• **WHAT IS NEEDED**:
Your task is to repeat all of the data exactly while excluding the pictures.

• **INFORMATION PROVIDED**:
────────

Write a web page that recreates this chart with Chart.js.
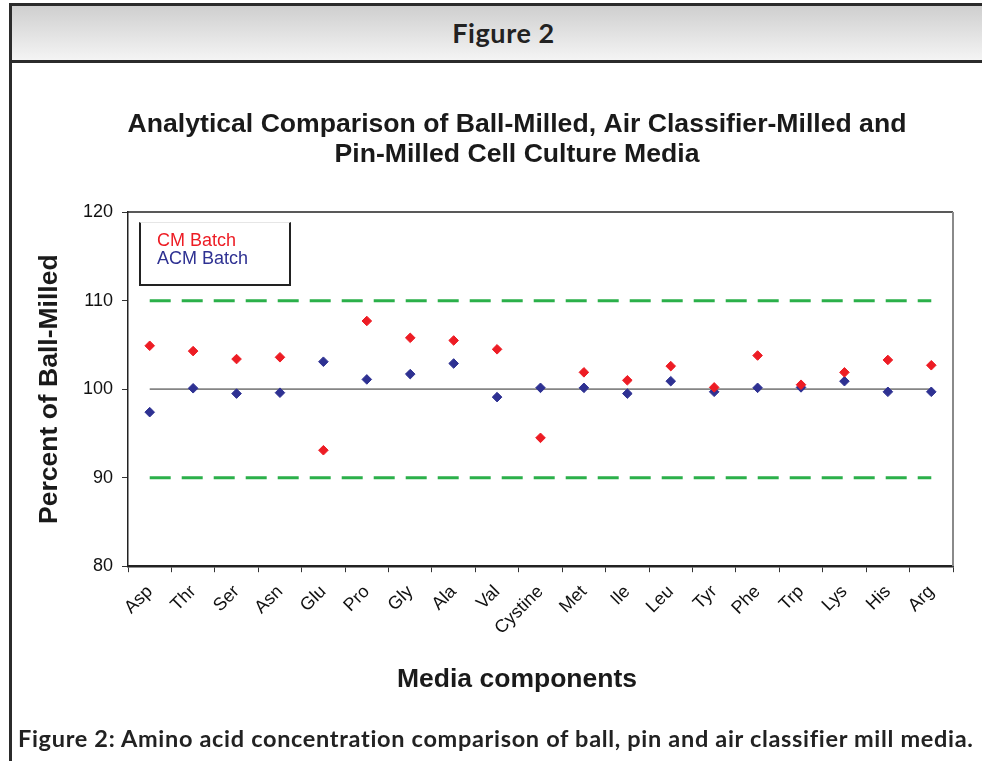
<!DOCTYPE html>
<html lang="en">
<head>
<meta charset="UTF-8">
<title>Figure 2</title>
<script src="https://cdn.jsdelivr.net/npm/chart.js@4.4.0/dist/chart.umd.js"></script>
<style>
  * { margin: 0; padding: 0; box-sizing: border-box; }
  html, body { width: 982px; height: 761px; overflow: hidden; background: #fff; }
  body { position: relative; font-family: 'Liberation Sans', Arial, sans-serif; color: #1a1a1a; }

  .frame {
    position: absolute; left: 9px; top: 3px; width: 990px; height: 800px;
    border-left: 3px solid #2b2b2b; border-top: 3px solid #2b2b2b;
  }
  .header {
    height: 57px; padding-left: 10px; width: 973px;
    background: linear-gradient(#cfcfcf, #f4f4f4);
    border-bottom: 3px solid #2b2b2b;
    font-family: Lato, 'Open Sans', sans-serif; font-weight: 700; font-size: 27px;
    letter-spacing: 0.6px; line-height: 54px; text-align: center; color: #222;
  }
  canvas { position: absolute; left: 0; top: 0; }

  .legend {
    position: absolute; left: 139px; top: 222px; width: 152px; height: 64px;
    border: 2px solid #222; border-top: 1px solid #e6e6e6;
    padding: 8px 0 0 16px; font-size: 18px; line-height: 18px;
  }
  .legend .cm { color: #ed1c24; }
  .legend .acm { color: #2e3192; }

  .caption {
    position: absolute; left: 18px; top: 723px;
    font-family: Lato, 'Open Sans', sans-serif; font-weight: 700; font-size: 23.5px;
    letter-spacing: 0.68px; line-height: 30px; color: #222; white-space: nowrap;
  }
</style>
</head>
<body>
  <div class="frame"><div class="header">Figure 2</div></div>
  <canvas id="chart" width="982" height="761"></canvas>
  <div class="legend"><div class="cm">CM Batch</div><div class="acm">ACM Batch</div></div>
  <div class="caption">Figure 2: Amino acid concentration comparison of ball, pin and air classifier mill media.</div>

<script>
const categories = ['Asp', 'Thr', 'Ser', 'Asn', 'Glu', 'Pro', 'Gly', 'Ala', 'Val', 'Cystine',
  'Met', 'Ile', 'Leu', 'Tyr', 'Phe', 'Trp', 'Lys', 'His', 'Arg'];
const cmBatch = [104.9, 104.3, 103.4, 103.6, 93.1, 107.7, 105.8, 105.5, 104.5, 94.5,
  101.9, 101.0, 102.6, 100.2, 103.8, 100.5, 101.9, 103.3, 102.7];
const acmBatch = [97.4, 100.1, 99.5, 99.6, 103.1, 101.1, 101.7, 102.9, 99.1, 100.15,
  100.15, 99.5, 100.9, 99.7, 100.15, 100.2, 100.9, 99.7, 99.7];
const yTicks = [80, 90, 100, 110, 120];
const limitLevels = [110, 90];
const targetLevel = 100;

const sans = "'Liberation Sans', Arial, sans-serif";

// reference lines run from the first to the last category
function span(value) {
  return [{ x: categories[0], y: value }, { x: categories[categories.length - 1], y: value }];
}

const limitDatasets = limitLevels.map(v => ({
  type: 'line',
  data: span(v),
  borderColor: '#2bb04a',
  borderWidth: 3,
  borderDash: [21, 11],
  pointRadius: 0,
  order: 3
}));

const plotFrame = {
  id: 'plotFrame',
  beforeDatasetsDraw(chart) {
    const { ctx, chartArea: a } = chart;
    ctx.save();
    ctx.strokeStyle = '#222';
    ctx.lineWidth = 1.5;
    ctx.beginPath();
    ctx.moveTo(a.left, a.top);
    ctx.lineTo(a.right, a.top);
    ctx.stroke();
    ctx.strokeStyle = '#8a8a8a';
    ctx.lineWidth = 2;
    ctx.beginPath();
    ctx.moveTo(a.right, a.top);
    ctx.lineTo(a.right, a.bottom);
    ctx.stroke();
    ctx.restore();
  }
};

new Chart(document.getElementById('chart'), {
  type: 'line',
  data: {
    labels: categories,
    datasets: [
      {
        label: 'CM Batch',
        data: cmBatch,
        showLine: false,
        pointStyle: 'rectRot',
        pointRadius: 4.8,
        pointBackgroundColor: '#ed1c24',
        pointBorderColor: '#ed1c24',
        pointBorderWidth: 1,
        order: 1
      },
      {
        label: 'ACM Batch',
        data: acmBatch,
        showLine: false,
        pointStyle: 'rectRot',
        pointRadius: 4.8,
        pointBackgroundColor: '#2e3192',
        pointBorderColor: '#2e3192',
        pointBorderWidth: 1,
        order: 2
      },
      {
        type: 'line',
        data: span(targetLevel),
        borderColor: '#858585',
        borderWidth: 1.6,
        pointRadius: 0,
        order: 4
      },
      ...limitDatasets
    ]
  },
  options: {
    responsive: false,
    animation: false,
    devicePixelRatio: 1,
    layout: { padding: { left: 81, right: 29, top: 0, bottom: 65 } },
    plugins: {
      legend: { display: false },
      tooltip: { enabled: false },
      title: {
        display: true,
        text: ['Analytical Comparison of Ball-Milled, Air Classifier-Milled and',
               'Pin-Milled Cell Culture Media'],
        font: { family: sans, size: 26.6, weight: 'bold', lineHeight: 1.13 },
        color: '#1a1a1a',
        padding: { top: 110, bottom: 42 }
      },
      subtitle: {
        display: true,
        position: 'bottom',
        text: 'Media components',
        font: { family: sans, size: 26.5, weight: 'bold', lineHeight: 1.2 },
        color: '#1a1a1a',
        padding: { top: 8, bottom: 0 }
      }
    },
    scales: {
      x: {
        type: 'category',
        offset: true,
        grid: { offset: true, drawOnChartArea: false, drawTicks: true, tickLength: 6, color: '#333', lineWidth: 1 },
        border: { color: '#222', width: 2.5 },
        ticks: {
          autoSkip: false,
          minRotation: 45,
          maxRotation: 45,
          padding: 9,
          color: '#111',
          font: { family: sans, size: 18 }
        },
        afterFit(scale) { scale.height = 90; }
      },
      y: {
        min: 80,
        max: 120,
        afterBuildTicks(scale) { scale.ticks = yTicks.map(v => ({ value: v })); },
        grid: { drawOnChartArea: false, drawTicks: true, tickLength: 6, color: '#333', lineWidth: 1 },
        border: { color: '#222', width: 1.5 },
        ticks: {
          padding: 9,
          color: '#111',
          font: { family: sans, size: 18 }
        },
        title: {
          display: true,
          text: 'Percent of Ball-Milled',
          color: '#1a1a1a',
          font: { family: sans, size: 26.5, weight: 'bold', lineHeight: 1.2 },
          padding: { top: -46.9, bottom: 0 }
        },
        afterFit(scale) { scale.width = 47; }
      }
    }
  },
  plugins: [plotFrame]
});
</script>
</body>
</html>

────────

• **ANSWER IN FULL**:
Write a web page that recreates this chart with Chart.js.
<!DOCTYPE html>
<html lang="en">
<head>
<meta charset="UTF-8">
<title>Figure 2</title>
<script src="https://cdn.jsdelivr.net/npm/chart.js@4.4.0/dist/chart.umd.js"></script>
<style>
  * { margin: 0; padding: 0; box-sizing: border-box; }
  html, body { width: 982px; height: 761px; overflow: hidden; background: #fff; }
  body { position: relative; font-family: 'Liberation Sans', Arial, sans-serif; color: #1a1a1a; }

  .frame {
    position: absolute; left: 9px; top: 3px; width: 990px; height: 800px;
    border-left: 3px solid #2b2b2b; border-top: 3px solid #2b2b2b;
  }
  .header {
    height: 57px; padding-left: 10px; width: 973px;
    background: linear-gradient(#cfcfcf, #f4f4f4);
    border-bottom: 3px solid #2b2b2b;
    font-family: Lato, 'Open Sans', sans-serif; font-weight: 700; font-size: 27px;
    letter-spacing: 0.6px; line-height: 54px; text-align: center; color: #222;
  }
  canvas { position: absolute; left: 0; top: 0; }

  .legend {
    position: absolute; left: 139px; top: 222px; width: 152px; height: 64px;
    border: 2px solid #222; border-top: 1px solid #e6e6e6;
    padding: 8px 0 0 16px; font-size: 18px; line-height: 18px;
  }
  .legend .cm { color: #ed1c24; }
  .legend .acm { color: #2e3192; }

  .caption {
    position: absolute; left: 18px; top: 723px;
    font-family: Lato, 'Open Sans', sans-serif; font-weight: 700; font-size: 23.5px;
    letter-spacing: 0.68px; line-height: 30px; color: #222; white-space: nowrap;
  }
</style>
</head>
<body>
  <div class="frame"><div class="header">Figure 2</div></div>
  <canvas id="chart" width="982" height="761"></canvas>
  <div class="legend"><div class="cm">CM Batch</div><div class="acm">ACM Batch</div></div>
  <div class="caption">Figure 2: Amino acid concentration comparison of ball, pin and air classifier mill media.</div>

<script>
const categories = ['Asp', 'Thr', 'Ser', 'Asn', 'Glu', 'Pro', 'Gly', 'Ala', 'Val', 'Cystine',
  'Met', 'Ile', 'Leu', 'Tyr', 'Phe', 'Trp', 'Lys', 'His', 'Arg'];
const cmBatch = [104.9, 104.3, 103.4, 103.6, 93.1, 107.7, 105.8, 105.5, 104.5, 94.5,
  101.9, 101.0, 102.6, 100.2, 103.8, 100.5, 101.9, 103.3, 102.7];
const acmBatch = [97.4, 100.1, 99.5, 99.6, 103.1, 101.1, 101.7, 102.9, 99.1, 100.15,
  100.15, 99.5, 100.9, 99.7, 100.15, 100.2, 100.9, 99.7, 99.7];
const yTicks = [80, 90, 100, 110, 120];
const limitLevels = [110, 90];
const targetLevel = 100;

const sans = "'Liberation Sans', Arial, sans-serif";

// reference lines run from the first to the last category
function span(value) {
  return [{ x: categories[0], y: value }, { x: categories[categories.length - 1], y: value }];
}

const limitDatasets = limitLevels.map(v => ({
  type: 'line',
  data: span(v),
  borderColor: '#2bb04a',
  borderWidth: 3,
  borderDash: [21, 11],
  pointRadius: 0,
  order: 3
}));

const plotFrame = {
  id: 'plotFrame',
  beforeDatasetsDraw(chart) {
    const { ctx, chartArea: a } = chart;
    ctx.save();
    ctx.strokeStyle = '#222';
    ctx.lineWidth = 1.5;
    ctx.beginPath();
    ctx.moveTo(a.left, a.top);
    ctx.lineTo(a.right, a.top);
    ctx.stroke();
    ctx.strokeStyle = '#8a8a8a';
    ctx.lineWidth = 2;
    ctx.beginPath();
    ctx.moveTo(a.right, a.top);
    ctx.lineTo(a.right, a.bottom);
    ctx.stroke();
    ctx.restore();
  }
};

new Chart(document.getElementById('chart'), {
  type: 'line',
  data: {
    labels: categories,
    datasets: [
      {
        label: 'CM Batch',
        data: cmBatch,
        showLine: false,
        pointStyle: 'rectRot',
        pointRadius: 4.8,
        pointBackgroundColor: '#ed1c24',
        pointBorderColor: '#ed1c24',
        pointBorderWidth: 1,
        order: 1
      },
      {
        label: 'ACM Batch',
        data: acmBatch,
        showLine: false,
        pointStyle: 'rectRot',
        pointRadius: 4.8,
        pointBackgroundColor: '#2e3192',
        pointBorderColor: '#2e3192',
        pointBorderWidth: 1,
        order: 2
      },
      {
        type: 'line',
        data: span(targetLevel),
        borderColor: '#858585',
        borderWidth: 1.6,
        pointRadius: 0,
        order: 4
      },
      ...limitDatasets
    ]
  },
  options: {
    responsive: false,
    animation: false,
    devicePixelRatio: 1,
    layout: { padding: { left: 81, right: 29, top: 0, bottom: 65 } },
    plugins: {
      legend: { display: false },
      tooltip: { enabled: false },
      title: {
        display: true,
        text: ['Analytical Comparison of Ball-Milled, Air Classifier-Milled and',
               'Pin-Milled Cell Culture Media'],
        font: { family: sans, size: 26.6, weight: 'bold', lineHeight: 1.13 },
        color: '#1a1a1a',
        padding: { top: 110, bottom: 42 }
      },
      subtitle: {
        display: true,
        position: 'bottom',
        text: 'Media components',
        font: { family: sans, size: 26.5, weight: 'bold', lineHeight: 1.2 },
        color: '#1a1a1a',
        padding: { top: 8, bottom: 0 }
      }
    },
    scales: {
      x: {
        type: 'category',
        offset: true,
        grid: { offset: true, drawOnChartArea: false, drawTicks: true, tickLength: 6, color: '#333', lineWidth: 1 },
        border: { color: '#222', width: 2.5 },
        ticks: {
          autoSkip: false,
          minRotation: 45,
          maxRotation: 45,
          padding: 9,
          color: '#111',
          font: { family: sans, size: 18 }
        },
        afterFit(scale) { scale.height = 90; }
      },
      y: {
        min: 80,
        max: 120,
        afterBuildTicks(scale) { scale.ticks = yTicks.map(v => ({ value: v })); },
        grid: { drawOnChartArea: false, drawTicks: true, tickLength: 6, color: '#333', lineWidth: 1 },
        border: { color: '#222', width: 1.5 },
        ticks: {
          padding: 9,
          color: '#111',
          font: { family: sans, size: 18 }
        },
        title: {
          display: true,
          text: 'Percent of Ball-Milled',
          color: '#1a1a1a',
          font: { family: sans, size: 26.5, weight: 'bold', lineHeight: 1.2 },
          padding: { top: -46.9, bottom: 0 }
        },
        afterFit(scale) { scale.width = 47; }
      }
    }
  },
  plugins: [plotFrame]
});
</script>
</body>
</html>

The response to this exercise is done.